Get A Brain! Morans - Did St. Louis Hack the Astro's databaseYour JoeDog roots for the Pittsburgh Pirates. They are a major league baseball team in the same division as the St. Louis Cardinals. On June 16, the New York Times broke a bombshell story about the Cardinals. They were under investigation by the FBI for breaking into a Houston Astros database.

That seems like an odd choice, right? At the time of the 2013 breach, the Astros weren’t particularly good. They weren’t even in the same division as the Cardinals. Yet they did have something with which St. Louis was familiar, a General Manager named Jeff Luhnow. He worked with the Cardinals before he was hired by Houston in 2011.

When Luhnow was with the Cardinals, he built a computer system known as Redbird. It was a large database filled with scouting information and player analysis. In Houston, he built a similar system called Ground Control. It was basically Redbird under a different name. So St. Louis was familiar with the system but by 2013 they didn’t have Luhnow’s updated information. Did they breach Houston’s computers in order to obtain it? The FBI thinks that’s possible.

One of FBI’s supoenas sought information on the IP addresses from which the attackers logged into Ground Control.

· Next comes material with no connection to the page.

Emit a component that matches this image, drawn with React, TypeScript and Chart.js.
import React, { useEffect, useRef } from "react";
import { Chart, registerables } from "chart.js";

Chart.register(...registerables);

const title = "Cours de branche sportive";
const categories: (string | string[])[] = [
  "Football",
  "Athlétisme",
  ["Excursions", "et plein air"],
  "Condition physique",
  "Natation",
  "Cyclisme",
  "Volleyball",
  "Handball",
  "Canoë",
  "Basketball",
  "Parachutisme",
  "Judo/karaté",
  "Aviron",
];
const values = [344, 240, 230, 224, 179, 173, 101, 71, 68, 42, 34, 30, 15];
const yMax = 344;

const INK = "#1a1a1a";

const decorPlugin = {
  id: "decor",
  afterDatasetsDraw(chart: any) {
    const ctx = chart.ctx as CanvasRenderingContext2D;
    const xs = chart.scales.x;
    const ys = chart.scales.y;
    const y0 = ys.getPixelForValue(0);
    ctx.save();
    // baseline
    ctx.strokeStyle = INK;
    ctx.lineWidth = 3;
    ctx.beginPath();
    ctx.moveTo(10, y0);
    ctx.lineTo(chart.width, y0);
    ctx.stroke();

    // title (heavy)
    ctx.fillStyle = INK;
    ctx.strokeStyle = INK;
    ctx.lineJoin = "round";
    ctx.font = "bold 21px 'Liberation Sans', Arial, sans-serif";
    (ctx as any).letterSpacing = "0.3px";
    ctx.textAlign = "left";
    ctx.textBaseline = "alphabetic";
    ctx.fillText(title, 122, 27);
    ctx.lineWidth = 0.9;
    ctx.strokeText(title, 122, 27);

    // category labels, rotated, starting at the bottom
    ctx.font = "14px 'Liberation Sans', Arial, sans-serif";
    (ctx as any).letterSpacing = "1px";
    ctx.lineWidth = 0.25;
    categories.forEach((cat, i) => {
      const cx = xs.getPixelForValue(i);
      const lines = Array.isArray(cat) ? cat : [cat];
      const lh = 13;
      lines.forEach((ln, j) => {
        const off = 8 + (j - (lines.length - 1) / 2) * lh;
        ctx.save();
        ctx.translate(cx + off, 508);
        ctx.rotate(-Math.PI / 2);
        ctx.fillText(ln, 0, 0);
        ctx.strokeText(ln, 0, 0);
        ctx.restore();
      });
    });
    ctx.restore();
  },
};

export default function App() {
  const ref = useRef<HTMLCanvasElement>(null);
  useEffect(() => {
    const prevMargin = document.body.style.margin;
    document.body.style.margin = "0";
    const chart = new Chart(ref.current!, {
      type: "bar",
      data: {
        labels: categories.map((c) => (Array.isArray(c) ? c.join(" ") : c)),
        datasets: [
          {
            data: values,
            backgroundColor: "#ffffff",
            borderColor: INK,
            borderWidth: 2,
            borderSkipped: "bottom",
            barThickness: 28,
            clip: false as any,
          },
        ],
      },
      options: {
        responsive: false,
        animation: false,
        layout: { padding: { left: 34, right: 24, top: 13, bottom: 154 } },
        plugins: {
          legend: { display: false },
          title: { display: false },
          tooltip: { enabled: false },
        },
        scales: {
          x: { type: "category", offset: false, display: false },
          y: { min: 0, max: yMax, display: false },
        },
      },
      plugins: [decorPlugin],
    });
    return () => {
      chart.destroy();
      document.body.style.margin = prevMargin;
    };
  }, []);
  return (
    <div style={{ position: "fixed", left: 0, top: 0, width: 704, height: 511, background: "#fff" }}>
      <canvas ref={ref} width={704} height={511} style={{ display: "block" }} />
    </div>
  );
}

It is believed those addresses point directly to the Cardinals or Cardinals’ personnel. The breach itself wasn’t particularly sophisticated. The attacker just stone cold logged in with a password. Again, this takes us back to St. Louis.

Remember, Luhnow used to work with the Cardinals. He brought several Cardinals’ employees with him to Houston. There’s a pretty good chance they had dormant accounts back in St. Louis. Those accounts had login credentials. If any of those former Cardinals employees reused their credentials in Houston, St. Louis had everything it needed to break in.

In the worst case for computer security, St. Louis stored its passwords in the clear (or an employee left a sticky note on his desk). With this information, all they needed to do was log in. If passwords were stored in a secure hash, then St. Louis could have downloaded a password cracker like John The Ripper to get the goods.

This goes beyond anything Tom Brady did. This is no Deflategate. If the accusations hold, then people in St. Louis committed wire fraud, computer hacking, corporate espionage and theft of trade secrets. Those crimes are punishable with incarceration. The guilty won’t find a low level equipment manager to take the fall for this one. The stakes are way too high for that.